In connection with the Offering, the Company also entered into a registration rights agreement with the Purchasers (the “Registration Rights Agreement”). The Registration Rights Agreement requires that the Company file a registration statement (the “Initial Registration Statement”) with the Securities and Exchange Commission (the “SEC”) within forty-five (45) days of the closing date of the Offering (the “Filing Date”) for the resale by the Purchasers of all of the Common Shares and all shares of Common Stock issuable upon any stock split, dividend or other distribution, recapitalization or similar event with respect thereto (the “Registrable Securities”). The Initial Registration Statement must be declared effective by the SEC within ninety (90) days of the closing date of the Offering (the “Effectiveness Date”) subject to certain adjustments. Upon the occurrence of certain events (each an “Event”), including, but not limited to, that the Initial Registration Statement is not filed prior to the Filing Date, the Company will be required to pay liquidated damages to each of the Purchasers equal to 1.0% of the aggregate purchase price paid by such Purchaser for the Registrable Securities upon the date of the Event and then monthly thereafter until the earlier of: (i) the Event is cured, or (ii) the registrable shares are eligible for resale under Rule 144 without manner of sale or volume limitations. In no event shall the aggregate amount of liquidated damages payable to each of the Purchasers exceed in the aggregate 6% of the aggregate purchase price paid by such Purchaser for the Registrable Securities.

 

Griffin Securities, Inc. (the “Placement Agent”) served as the placement agent for the Offering. In consideration for services rendered as the Placement Agent in the Offering, the Company agreed to (i) pay to the Placement Agent cash commissions equal to $899,698, or 7.0% of the gross proceeds received in the Offering less certain excluded proceeds, (ii) issue to the Placement Agent, or its designee, a five-year warrant to purchase up to 771,169 shares of the Company’s Common Stock (representing 9% of the Common Shares sold in the Offering) with an exercise price of $1.50 per share (the “Agent Warrants”); and (iii) reimburse the Placement Agent for its reasonable actual out-of-pocket expenses, incurred in connection with the Offering, including reasonable legal fees and disbursements up to a maximum aggregate amount of $50,000. The determination of the Placement Agent’s fees did not include any shares issued to the KFLP, (in connection with the automatic conversion of its secured debt with the Company described below) or shares acquired by any officers or directors participating in the Offering.
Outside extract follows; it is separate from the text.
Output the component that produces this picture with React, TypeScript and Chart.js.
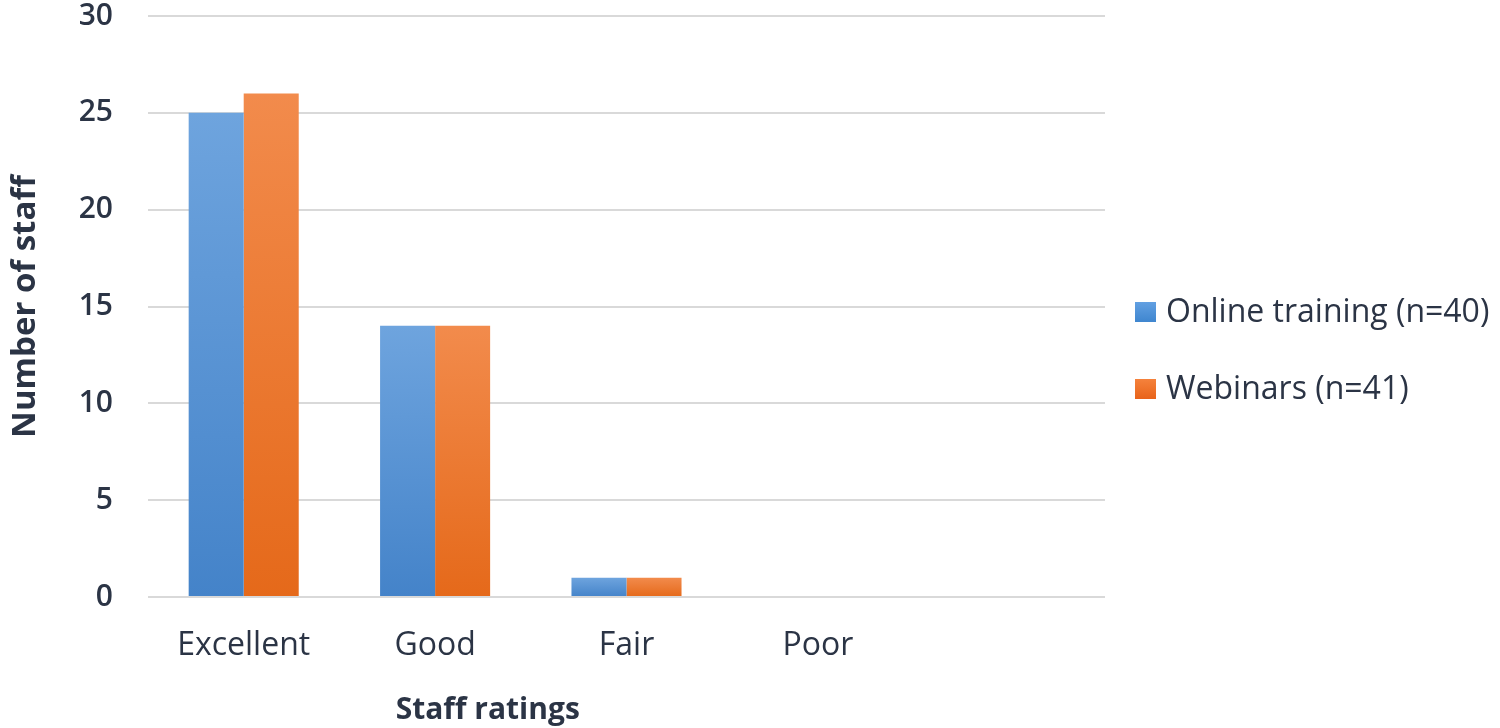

Because the Offering constituted a “qualified financing” under the terms of the Company’s Loan Agreement with the KFLP, the Company’s secured debt in the principal amount of $2.5 million, together with accrued but unpaid interest thereon, due to the KFLP was automatically converted contemporaneously with the closing of the Offering into 1,692,123 shares of common stock issued to the KFLP at the same price of $1.50 per share paid by the Purchasers in the Offering. The KFLP waived receiving comparable registration rights as the Purchasers in the Offering as well as its piggyback registration rights applicable to the Offering. Intrexon also waived its piggyback registration rights applicable to the Offering and waived its participation rights. As a result of the conversion of the secured indebtedness, the Loan Agreement together with the related Security Agreement and related agreements have been terminated.

On August 6, 2012, the Compensation Committee of the Board of Directors (the “Board”) of the Company met and determined that one of the performance goals established in the Company’s Long Term Incentive Program as part of executive compensation had been achieved. The performance goal met was the goal related to the Company successfully raising $10,000,000 of new capital. As a result of the Compensation Committee’s determination, and pursuant to the Long Term Incentive Program, Dr. John Bonfiglio, the Company’s Chief Executive Officer and Dr. Martin Handfield, the Company’s Director of Research and Development, were entitled to awards of 0.70% and 0.23% respectively of the Company’s common stock outstanding at the time of the Compensation Committee’s determination that such goal had been met. Accordingly, Dr. Bonfiglio and Dr. Handfield were awarded 188,482 and 61,929 shares of Company common stock under the Company’s Amended and Restated 2002 Stock Option and Incentive Plan (the “Plan”), respectively. Also on August 6, 2012 the Board met and determined that a similar performance goal under the previously established Long Term Incentive Program for the compensation of non-employee directors had been met. As a result, the Board approved the award of 43,081 shares of common stock under the Plan, to each of the Company’s directors who were not employed by the Company, including Frederick Telling, Charles Pope, Alan Dunton, Christine Koski and Robert Koski.

The aggregate shares awarded under the Plan of 465,816, consisted of a total of 215,405 shares to non-employee directors and 250,411 shares to executive officers. Of the aggregate 465,816 shares awarded under the LTIP, (i) 132,000 shares were awarded to Dr. Bonfiglio of which 34,914 shares were retained by the Company for applicable tax withholding obligations, (ii) 43,000 shares were awarded to Dr. Handfield of which 11,373 shares were retained by the Company for applicable tax withholding obligation, and (iii) 30,000 shares were awarded to each of the five non-employee directors, with the balance of the remaining aggregate shares awarded of 140,816 to be issued in the future at such time that an increase in the number of shares available under the Plan has been approved by the shareholders.